Ist ein schweres Erdbeben in Köln möglich?

Doch kann es auch hierzulande zu einem so schweren Beben wie in der Türkei kommen? Die Geophysikerin Dr. Brigitte Knapmeyer-Endrun, die die Erdbebenstation Bensberg der Universität Köln leitet, erklärt: „Erdbeben in Deutschland sind aufgrund der tektonischen Beschaffenheit viel, viel seltener als in der Türkei.“

Rund um die Türkei verlaufen Plattengrenzen und im Land gibt es zahlreiche Verwerfungen, wie zum Beispiel die nordanatolische Verwerfung, die sich unter anderem quer durch Istanbul zieht, oder die ostanatolische Verwerfung, auf der das Beben am vergangenen Montag stattgefunden hat. „Da es dort lange vorher keine Bewegung mehr gegeben hatte, war mit einem größeren Beben zu rechnen“, sagt Knapmeyer-Endrun.

In Deutschland verlaufen im Gegensatz zur Türkei keine Plattengrenzen, weswegen Erdbeben viel seltener sind.

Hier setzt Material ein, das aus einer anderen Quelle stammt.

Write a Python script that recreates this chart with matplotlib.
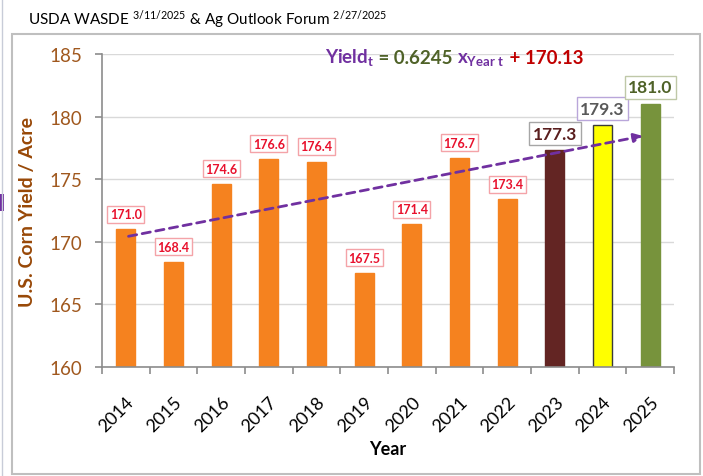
import matplotlib
matplotlib.use("Agg")
import matplotlib.pyplot as plt
from matplotlib.patches import Rectangle
from matplotlib.offsetbox import TextArea, HPacker, AnchoredOffsetbox

plt.rcParams["font.family"] = ["Lato", "DejaVu Sans"]
plt.rcParams["mathtext.fontset"] = "custom"
plt.rcParams["mathtext.rm"] = "Lato"
plt.rcParams["mathtext.bf"] = "Lato:bold"
plt.rcParams["mathtext.it"] = "Lato:italic"

# data
years = ["2014", "2015", "2016", "2017", "2018", "2019",
         "2020", "2021", "2022", "2023", "2024", "2025"]
yields = [171.0, 168.4, 174.6, 176.6, 176.4, 167.5,
          171.4, 176.7, 173.4, 177.3, 179.3, 181.0]
bar_colors = ["#F5821F"] * 9 + ["#632523", "#FFFF00", "#77933C"]
bar_edges = ["#F5821F"] * 9 + ["#632523", "#3A3A3A", "#77933C"]
label_colors = ["#E8112D"] * 9 + ["#5A1E1E", "#595959", "#4F6228"]
label_edges = ["#F4A3A8"] * 9 + ["#A6A6A6", "#B9A6DA", "#BFC8A8"]
label_sizes = [9] * 9 + [12.5, 12.5, 12.5]
trend_x = [0, 10.9]
trend_y = [170.4, 178.5]

fig = plt.figure(figsize=(7.03, 4.77), dpi=100)
ax = fig.add_axes([0.145, 0.2285, 0.814, 0.656])

xs = list(range(len(years)))
ax.bar(xs, yields, width=0.4, color=bar_colors, edgecolor=bar_edges,
       linewidth=1, zorder=2)

for x, v, c, ec, s in zip(xs, yields, label_colors, label_edges, label_sizes):
    off = 11 if s < 10 else 12
    ax.annotate(f"{v:.1f}", (x, v), xytext=(0, off), textcoords="offset points",
                ha="center", va="center", fontsize=s, fontweight="bold", color=c,
                bbox=dict(boxstyle="square,pad=0.2", fc="white", ec=ec, lw=1),
                zorder=5)

ax.annotate("", xy=(trend_x[1], trend_y[1]), xytext=(trend_x[0], trend_y[0]),
            arrowprops=dict(arrowstyle="-|>", linestyle=(0, (3, 2)),
                            color="#7030A0", lw=2, mutation_scale=13),
            zorder=4)

ax.set_ylim(160, 185)
ax.set_xlim(-0.5, 11.5)
ax.set_yticks(range(160, 186, 5))
ax.yaxis.grid(True, color="#D9D9D9", lw=1)
ax.set_axisbelow(True)
for sp in ["top", "right"]:
    ax.spines[sp].set_visible(False)
for sp in ["left", "bottom"]:
    ax.spines[sp].set_color("#8C8C8C")
    ax.spines[sp].set_linewidth(1.2)

ax.tick_params(axis="y", colors="#8C8C8C", labelcolor="#A0581E",
               labelsize=13.5, length=5, width=1.2, pad=9)
ax.set_xticks(xs)
ax.set_xticklabels(years, rotation=45, ha="right", rotation_mode="anchor",
                   fontsize=13)
ax.tick_params(axis="x", length=0, pad=19)
ax.set_xticks([x - 0.5 for x in range(len(years) + 1)], minor=True)
ax.tick_params(axis="x", which="minor", length=5, width=1.2, colors="#8C8C8C")

ax.set_ylabel("U.S. Corn Yield / Acre", fontsize=14, fontweight="bold",
              color="#984807", labelpad=10)
ax.set_xlabel("Year", fontsize=13, fontweight="bold", labelpad=4)

# title
fig.text(28 / 703, 1 - 20 / 477,
         r"USDA WASDE $^{\mathrm{3/11/2025}}$ & Ag Outlook Forum $^{\mathrm{2/27/2025}}$",
         fontsize=11, va="center", ha="left")

# equation
parts = [(r"Yield$_{\mathbf{t}}$", "#7030A0"),
         (" = 0.6245 ", "#4F6228"),
         (r"x$_{\mathbf{Year\ t}}$", "#7030A0"),
         (" + 170.13", "#C00000")]
areas = [TextArea(t, textprops=dict(color=c, fontsize=13.5, fontweight="bold"))
         for t, c in parts]
box = HPacker(children=areas, align="baseline", pad=0, sep=0)
anch = AnchoredOffsetbox(loc="center left", child=box, pad=0, borderpad=0,
                         frameon=False, bbox_to_anchor=(325 / 703, 1 - 58 / 477),
                         bbox_transform=fig.transFigure)
fig.add_artist(anch)

# frame
fig.add_artist(Rectangle((12 / 703, 2 / 477), 688 / 703, 440 / 477,
                         transform=fig.transFigure, fill=False,
                         ec="#BFBFBF", lw=1.5))
fig.add_artist(plt.Line2D([2 / 703, 2 / 703], [0, 1], transform=fig.transFigure,
                          color="#C8CCD8", lw=1))
fig.add_artist(Rectangle((0, 1 - 212 / 477), 4 / 703, 17 / 477,
                         transform=fig.transFigure, color="#7030A0", lw=0))

fig.savefig("out.png", dpi=100)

Aufgrund der großräumigen Tektonik gibt es dennoch entlang des Rheins eine Erdbebengefährdung – diese Beben sind aber viel seltener als in der Türkei. „Schwere Erdbeben in der Niederrheinischen Bucht treten vielleicht alle 1000 Jahre auf. Risikoanalysen gehen aber selbst in diesem Fall von einer Magnitude im Bereich 6,5 aus – das ist immer noch zehnmal weniger, als es jetzt in der Türkei der Fall war. Natürlich kann es trotzdem zu schlimmen Schäden kommen“, erklärt Knapmeyer-Endrun.

Vorhersagen lassen sich solche Beben trotz der immer fortschrittlicheren Technologien nicht. „Wir arbeiten mit Wahrscheinlichkeiten, wie häufig bestimmte Bodenbewegungen überschritten werden und Erschütterungen auftreten können“, erklärt die Geophysikerin. „Tag und Uhrzeit, wann die Erde das nächste Mal bebt, lassen sich aber nicht vorhersagen.“

Selbst wenn diese Möglichkeit bestände, wäre aufgrund der Nähe zu großen Städten in der Niederrheinischen Bucht kaum genügend Zeit, Menschen zu evakuieren: „Für Frühwarnsysteme wie in Japan, wo unmittelbar nach einem Erdbeben noch Schnellzüge und Aufzüge angehalten werden, reicht in Köln die Zeit nach einem Beben ganz einfach nicht aus“, sagt Knapmeyer-Endrun. „Wichtiger ist hier, dass die Bevölkerung sich richtig verhält: Die Zeit reicht auch nicht, um das Haus zu verlassen. Am sichersten ist es unter einem stabilen Tisch.“

Erdbeben in Deutschland: Was tun?

Für den Fall eines Erdbebens in Deutschland gibt das BBK folgende Ratschläge:

  • Bleiben Sie im Gebäude. Sie können durch herabfallende Gegenstände verletzt werden.
  • Halten Sie sich von Fenstern und Glastüren fern. Glassplitter können Sie verletzen.
  • Suchen Sie Schutz beispielsweise unter einer Türzarge oder einem Tisch.
  • Meiden Sie Fahrstühle.
  • Wenn Sie sich im Freien befinden, meiden Sie die Nähe von Bauwerken
  • Auch wenn das Beben vorüber ist – denken Sie an die Gefahr von Nachbeben.
  • Stellen Sie nach einem Beben Versorgungsleitungen (Gas, Wasser, Strom) ab, bis diese überprüft wurden.